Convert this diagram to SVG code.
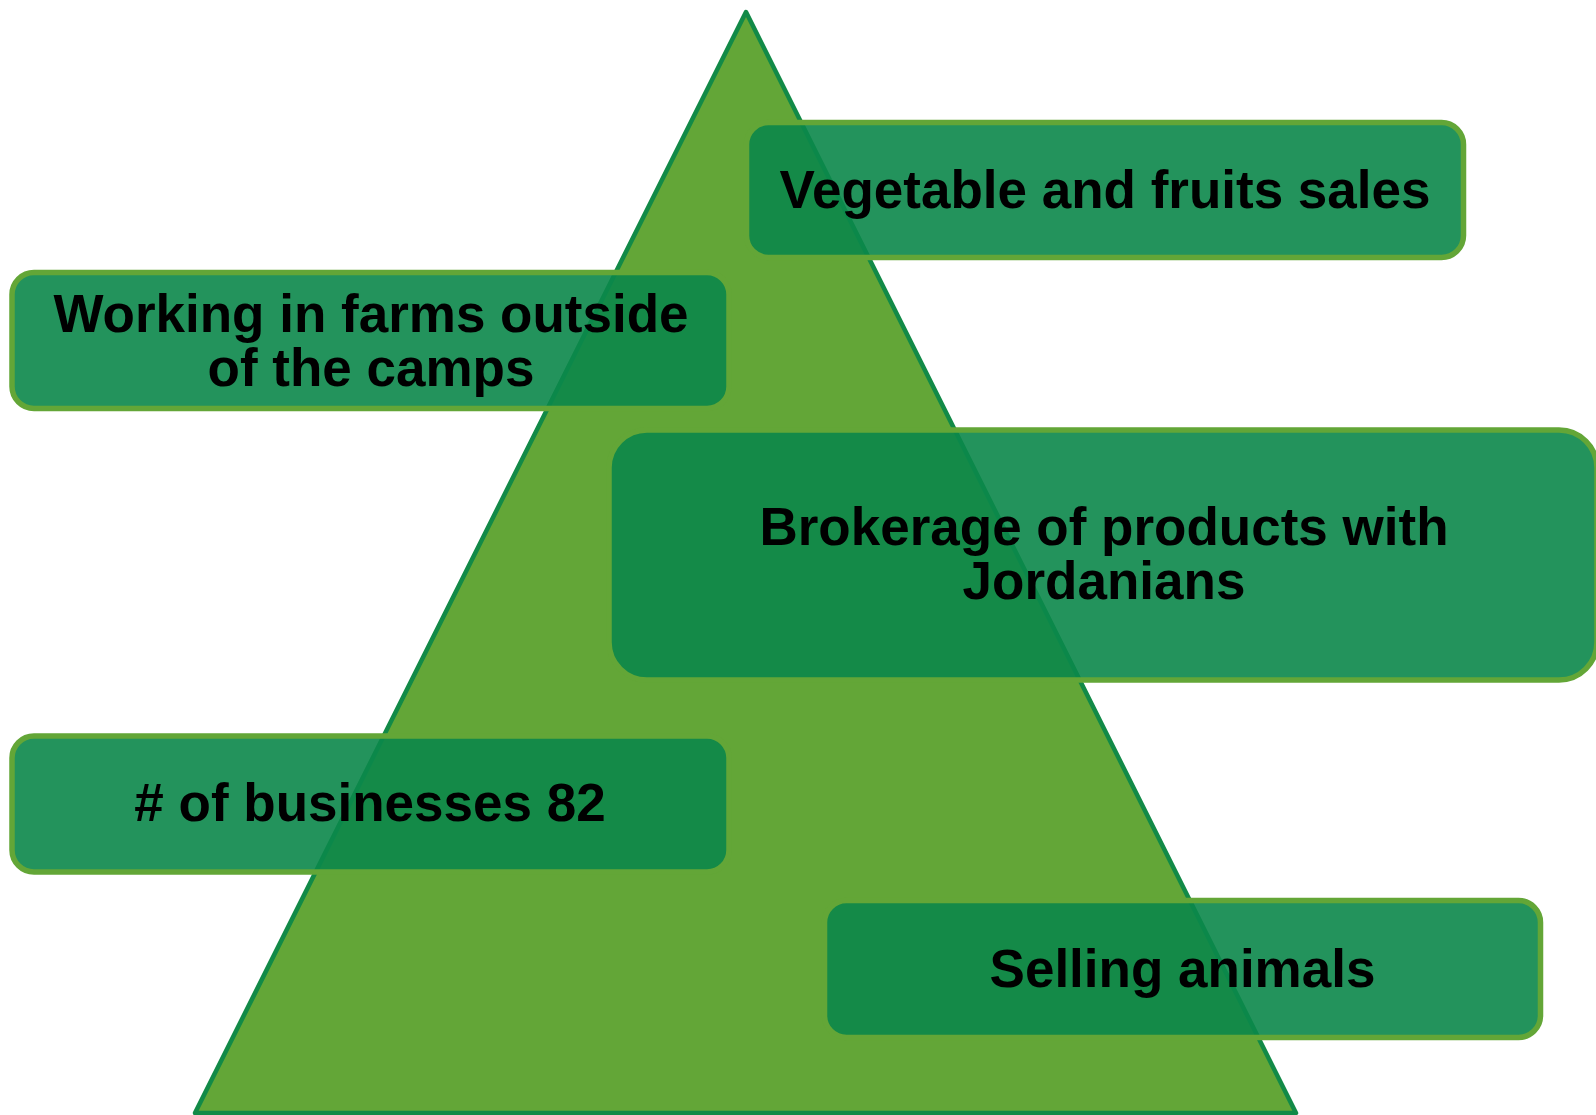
<svg xmlns="http://www.w3.org/2000/svg" width="1596" height="1115" viewBox="0 0 1596 1115">
<style>
.box{fill:rgb(11,135,74);fill-opacity:0.9;stroke:#63a637;stroke-width:5.5}
.lbl{font-family:"Liberation Sans",Arial,sans-serif;font-weight:bold;font-size:53px;fill:#000;text-anchor:middle}
</style>
<rect width="1596" height="1115" fill="#ffffff"/>
<g id="pyramid">
<polygon points="746,12 1296,1113 195,1113" fill="#63a637" stroke="#128a47" stroke-width="4.5" stroke-linejoin="round"/>
</g>
<g id="connectors"/>
<g id="node-vegetable">
<rect class="box" x="746.5" y="122.5" width="717" height="135" rx="22"/>
<text class="lbl" x="1105" y="208">Vegetable and fruits sales</text>
</g>
<g id="node-working">
<rect class="box" x="12" y="272.5" width="717" height="136" rx="22"/>
<text class="lbl" x="371" y="331.5">Working in farms outside</text>
<text class="lbl" x="371" y="385.5">of the camps</text>
</g>
<g id="node-brokerage">
<rect class="box" x="609" y="430" width="988" height="250" rx="38"/>
<text class="lbl" x="1104" y="545">Brokerage of products with</text>
<text class="lbl" x="1104" y="599">Jordanians</text>
</g>
<g id="node-businesses">
<rect class="box" x="12" y="736" width="717" height="136" rx="22"/>
<text class="lbl" x="370" y="821"># of businesses 82</text>
</g>
<g id="node-animals">
<rect class="box" x="824.5" y="900.5" width="716" height="137" rx="22"/>
<text class="lbl" x="1182.5" y="987">Selling animals</text>
</g>
</svg>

• • •

Write out again every line above exactly as given; the pictures do not belong in the copy.

Convert this diagram to SVG code.
<svg xmlns="http://www.w3.org/2000/svg" width="1596" height="1115" viewBox="0 0 1596 1115">
<style>
.box{fill:rgb(11,135,74);fill-opacity:0.9;stroke:#63a637;stroke-width:5.5}
.lbl{font-family:"Liberation Sans",Arial,sans-serif;font-weight:bold;font-size:53px;fill:#000;text-anchor:middle}
</style>
<rect width="1596" height="1115" fill="#ffffff"/>
<g id="pyramid">
<polygon points="746,12 1296,1113 195,1113" fill="#63a637" stroke="#128a47" stroke-width="4.5" stroke-linejoin="round"/>
</g>
<g id="connectors"/>
<g id="node-vegetable">
<rect class="box" x="746.5" y="122.5" width="717" height="135" rx="22"/>
<text class="lbl" x="1105" y="208">Vegetable and fruits sales</text>
</g>
<g id="node-working">
<rect class="box" x="12" y="272.5" width="717" height="136" rx="22"/>
<text class="lbl" x="371" y="331.5">Working in farms outside</text>
<text class="lbl" x="371" y="385.5">of the camps</text>
</g>
<g id="node-brokerage">
<rect class="box" x="609" y="430" width="988" height="250" rx="38"/>
<text class="lbl" x="1104" y="545">Brokerage of products with</text>
<text class="lbl" x="1104" y="599">Jordanians</text>
</g>
<g id="node-businesses">
<rect class="box" x="12" y="736" width="717" height="136" rx="22"/>
<text class="lbl" x="370" y="821"># of businesses 82</text>
</g>
<g id="node-animals">
<rect class="box" x="824.5" y="900.5" width="716" height="137" rx="22"/>
<text class="lbl" x="1182.5" y="987">Selling animals</text>
</g>
</svg>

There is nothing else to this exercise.